• GIVEN TASK
Include the line containing "15, 17, 19];" and all lines before it, repeated exactly from the listing below, without pictures.

- - - -

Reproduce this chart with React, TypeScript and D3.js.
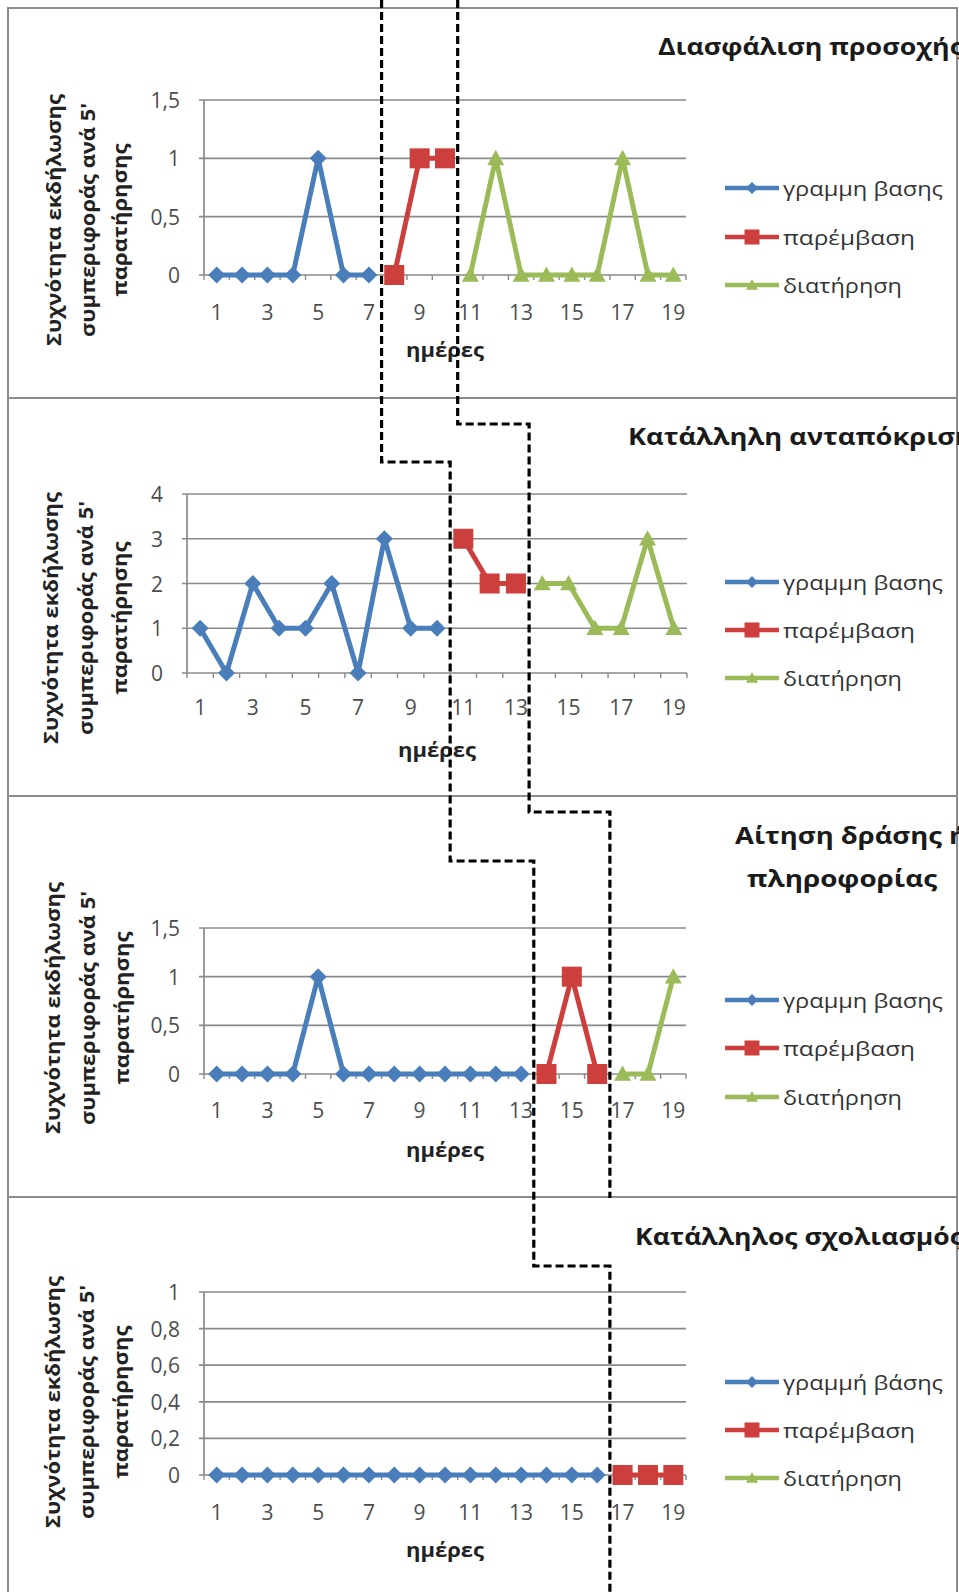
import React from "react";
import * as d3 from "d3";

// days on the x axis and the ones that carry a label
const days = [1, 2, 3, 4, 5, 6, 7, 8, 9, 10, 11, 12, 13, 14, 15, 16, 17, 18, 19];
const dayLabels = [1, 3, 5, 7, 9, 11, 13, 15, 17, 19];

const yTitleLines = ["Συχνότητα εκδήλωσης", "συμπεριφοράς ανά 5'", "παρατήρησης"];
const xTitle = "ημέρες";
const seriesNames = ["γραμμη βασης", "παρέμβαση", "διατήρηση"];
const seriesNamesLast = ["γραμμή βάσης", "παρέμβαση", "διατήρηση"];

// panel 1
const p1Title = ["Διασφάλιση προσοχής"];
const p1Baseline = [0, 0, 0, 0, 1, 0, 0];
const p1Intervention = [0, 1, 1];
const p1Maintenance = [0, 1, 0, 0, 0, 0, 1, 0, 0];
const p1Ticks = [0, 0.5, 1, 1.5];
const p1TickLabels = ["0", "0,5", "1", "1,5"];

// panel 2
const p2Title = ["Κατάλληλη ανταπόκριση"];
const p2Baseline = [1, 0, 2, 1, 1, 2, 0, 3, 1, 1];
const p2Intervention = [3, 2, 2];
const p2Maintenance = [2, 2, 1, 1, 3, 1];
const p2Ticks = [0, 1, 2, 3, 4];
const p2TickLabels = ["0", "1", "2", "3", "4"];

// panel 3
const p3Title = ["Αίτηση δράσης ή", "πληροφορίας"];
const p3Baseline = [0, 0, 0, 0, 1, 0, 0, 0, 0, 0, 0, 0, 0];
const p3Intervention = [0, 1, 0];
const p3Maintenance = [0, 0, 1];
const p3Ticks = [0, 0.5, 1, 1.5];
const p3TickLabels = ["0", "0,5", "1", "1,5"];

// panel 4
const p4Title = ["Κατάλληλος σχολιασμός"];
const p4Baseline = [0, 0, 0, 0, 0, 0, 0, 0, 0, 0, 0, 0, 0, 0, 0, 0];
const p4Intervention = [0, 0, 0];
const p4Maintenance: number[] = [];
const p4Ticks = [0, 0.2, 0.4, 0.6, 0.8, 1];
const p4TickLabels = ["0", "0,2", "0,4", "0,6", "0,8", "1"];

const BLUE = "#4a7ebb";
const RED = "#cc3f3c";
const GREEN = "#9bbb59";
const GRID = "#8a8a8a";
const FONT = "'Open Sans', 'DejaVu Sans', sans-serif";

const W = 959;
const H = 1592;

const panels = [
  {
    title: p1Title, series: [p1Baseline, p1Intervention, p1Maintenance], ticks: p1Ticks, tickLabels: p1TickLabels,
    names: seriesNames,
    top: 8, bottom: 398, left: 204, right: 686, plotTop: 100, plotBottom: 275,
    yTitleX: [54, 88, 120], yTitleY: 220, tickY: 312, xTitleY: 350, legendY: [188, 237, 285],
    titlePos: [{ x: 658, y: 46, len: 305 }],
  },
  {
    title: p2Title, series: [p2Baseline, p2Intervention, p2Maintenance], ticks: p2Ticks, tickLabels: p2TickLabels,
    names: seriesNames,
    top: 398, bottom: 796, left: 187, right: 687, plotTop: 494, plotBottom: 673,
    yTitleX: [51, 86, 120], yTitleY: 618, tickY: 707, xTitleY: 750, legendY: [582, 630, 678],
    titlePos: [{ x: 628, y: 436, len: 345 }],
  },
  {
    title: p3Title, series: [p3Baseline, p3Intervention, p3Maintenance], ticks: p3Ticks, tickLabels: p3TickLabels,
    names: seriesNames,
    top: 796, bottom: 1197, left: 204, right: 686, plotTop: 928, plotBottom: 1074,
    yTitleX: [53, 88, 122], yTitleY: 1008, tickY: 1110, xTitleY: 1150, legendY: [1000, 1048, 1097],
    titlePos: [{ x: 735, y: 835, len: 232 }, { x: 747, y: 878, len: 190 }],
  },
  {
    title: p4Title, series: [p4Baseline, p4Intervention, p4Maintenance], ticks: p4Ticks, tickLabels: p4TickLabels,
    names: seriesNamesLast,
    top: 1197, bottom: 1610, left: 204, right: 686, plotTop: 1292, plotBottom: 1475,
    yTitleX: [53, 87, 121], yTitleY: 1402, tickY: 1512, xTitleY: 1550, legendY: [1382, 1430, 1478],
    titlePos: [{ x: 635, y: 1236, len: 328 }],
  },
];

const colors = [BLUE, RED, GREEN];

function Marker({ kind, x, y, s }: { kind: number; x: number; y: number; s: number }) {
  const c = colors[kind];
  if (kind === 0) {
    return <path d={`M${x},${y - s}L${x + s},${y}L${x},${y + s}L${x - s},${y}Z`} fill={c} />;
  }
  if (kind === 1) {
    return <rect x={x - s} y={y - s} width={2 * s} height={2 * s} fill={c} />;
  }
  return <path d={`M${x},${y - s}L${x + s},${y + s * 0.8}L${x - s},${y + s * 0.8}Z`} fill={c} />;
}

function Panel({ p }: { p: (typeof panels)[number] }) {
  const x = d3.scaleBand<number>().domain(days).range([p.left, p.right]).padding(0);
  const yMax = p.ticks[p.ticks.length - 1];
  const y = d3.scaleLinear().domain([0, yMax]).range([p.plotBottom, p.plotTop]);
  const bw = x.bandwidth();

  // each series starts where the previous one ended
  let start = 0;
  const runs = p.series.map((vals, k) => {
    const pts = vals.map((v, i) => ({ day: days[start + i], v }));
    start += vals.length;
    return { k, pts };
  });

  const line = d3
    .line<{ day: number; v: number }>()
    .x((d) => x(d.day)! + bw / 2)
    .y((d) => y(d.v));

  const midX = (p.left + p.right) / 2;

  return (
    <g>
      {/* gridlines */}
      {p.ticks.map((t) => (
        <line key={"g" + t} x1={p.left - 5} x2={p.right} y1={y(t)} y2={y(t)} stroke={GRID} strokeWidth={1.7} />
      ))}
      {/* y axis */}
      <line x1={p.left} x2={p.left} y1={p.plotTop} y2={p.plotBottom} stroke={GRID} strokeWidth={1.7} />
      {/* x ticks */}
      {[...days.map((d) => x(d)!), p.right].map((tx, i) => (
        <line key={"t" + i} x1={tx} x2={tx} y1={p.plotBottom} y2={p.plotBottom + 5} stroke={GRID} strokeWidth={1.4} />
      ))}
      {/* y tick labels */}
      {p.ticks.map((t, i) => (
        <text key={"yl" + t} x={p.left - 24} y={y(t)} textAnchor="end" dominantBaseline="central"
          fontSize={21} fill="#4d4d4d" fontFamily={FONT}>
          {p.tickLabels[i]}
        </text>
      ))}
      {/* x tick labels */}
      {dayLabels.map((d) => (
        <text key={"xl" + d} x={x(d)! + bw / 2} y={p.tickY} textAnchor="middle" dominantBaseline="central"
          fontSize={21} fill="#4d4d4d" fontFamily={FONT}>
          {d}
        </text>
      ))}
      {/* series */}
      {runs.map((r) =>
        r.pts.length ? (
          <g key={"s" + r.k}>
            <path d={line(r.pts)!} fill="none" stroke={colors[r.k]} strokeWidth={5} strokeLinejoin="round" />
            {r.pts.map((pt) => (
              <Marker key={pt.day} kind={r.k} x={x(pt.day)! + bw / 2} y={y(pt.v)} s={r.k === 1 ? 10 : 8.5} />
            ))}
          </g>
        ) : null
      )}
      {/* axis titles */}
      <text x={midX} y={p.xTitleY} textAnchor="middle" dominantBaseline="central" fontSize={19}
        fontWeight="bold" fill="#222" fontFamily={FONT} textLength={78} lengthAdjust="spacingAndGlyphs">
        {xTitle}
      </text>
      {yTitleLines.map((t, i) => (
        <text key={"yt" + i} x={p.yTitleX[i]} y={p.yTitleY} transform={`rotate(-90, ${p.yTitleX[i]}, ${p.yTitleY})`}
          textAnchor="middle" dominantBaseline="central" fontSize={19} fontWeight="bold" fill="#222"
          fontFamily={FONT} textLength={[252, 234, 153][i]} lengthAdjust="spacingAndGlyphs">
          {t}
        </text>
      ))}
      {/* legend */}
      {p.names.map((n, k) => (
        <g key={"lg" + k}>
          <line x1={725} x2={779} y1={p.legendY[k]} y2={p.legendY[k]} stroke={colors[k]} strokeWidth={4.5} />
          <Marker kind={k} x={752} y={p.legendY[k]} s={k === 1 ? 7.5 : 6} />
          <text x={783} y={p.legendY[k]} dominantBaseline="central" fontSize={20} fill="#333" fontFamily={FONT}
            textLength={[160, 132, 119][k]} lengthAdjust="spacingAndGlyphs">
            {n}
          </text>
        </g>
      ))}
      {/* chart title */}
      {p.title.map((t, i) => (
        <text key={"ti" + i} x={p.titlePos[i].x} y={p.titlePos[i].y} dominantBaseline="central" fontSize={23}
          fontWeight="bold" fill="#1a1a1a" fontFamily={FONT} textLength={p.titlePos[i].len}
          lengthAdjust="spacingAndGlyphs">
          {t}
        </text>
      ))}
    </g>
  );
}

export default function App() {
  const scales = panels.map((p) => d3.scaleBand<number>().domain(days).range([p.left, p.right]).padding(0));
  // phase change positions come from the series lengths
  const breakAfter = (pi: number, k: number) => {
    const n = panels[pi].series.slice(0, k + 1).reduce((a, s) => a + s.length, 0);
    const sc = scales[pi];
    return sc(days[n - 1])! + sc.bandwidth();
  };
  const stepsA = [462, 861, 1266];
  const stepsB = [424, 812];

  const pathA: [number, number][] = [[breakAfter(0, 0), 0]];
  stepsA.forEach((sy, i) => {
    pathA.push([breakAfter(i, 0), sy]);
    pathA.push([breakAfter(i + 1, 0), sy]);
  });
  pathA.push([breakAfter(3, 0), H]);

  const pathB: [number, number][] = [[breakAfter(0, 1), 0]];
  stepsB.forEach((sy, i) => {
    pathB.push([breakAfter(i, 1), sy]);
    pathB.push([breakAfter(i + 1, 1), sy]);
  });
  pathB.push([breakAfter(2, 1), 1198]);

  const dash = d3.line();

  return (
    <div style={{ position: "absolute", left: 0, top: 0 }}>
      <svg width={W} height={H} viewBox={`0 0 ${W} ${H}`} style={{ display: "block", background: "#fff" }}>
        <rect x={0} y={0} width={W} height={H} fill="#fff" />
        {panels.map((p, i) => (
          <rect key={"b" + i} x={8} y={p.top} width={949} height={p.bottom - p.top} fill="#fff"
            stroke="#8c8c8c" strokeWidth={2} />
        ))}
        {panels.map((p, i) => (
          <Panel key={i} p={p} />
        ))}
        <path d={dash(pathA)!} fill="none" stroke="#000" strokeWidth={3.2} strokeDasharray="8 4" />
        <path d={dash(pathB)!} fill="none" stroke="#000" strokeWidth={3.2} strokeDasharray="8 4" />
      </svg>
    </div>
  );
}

- - - -

• IN RESPONSE
Reproduce this chart with React, TypeScript and D3.js.
import React from "react";
import * as d3 from "d3";

// days on the x axis and the ones that carry a label
const days = [1, 2, 3, 4, 5, 6, 7, 8, 9, 10, 11, 12, 13, 14, 15, 16, 17, 18, 19];
const dayLabels = [1, 3, 5, 7, 9, 11, 13, 15, 17, 19];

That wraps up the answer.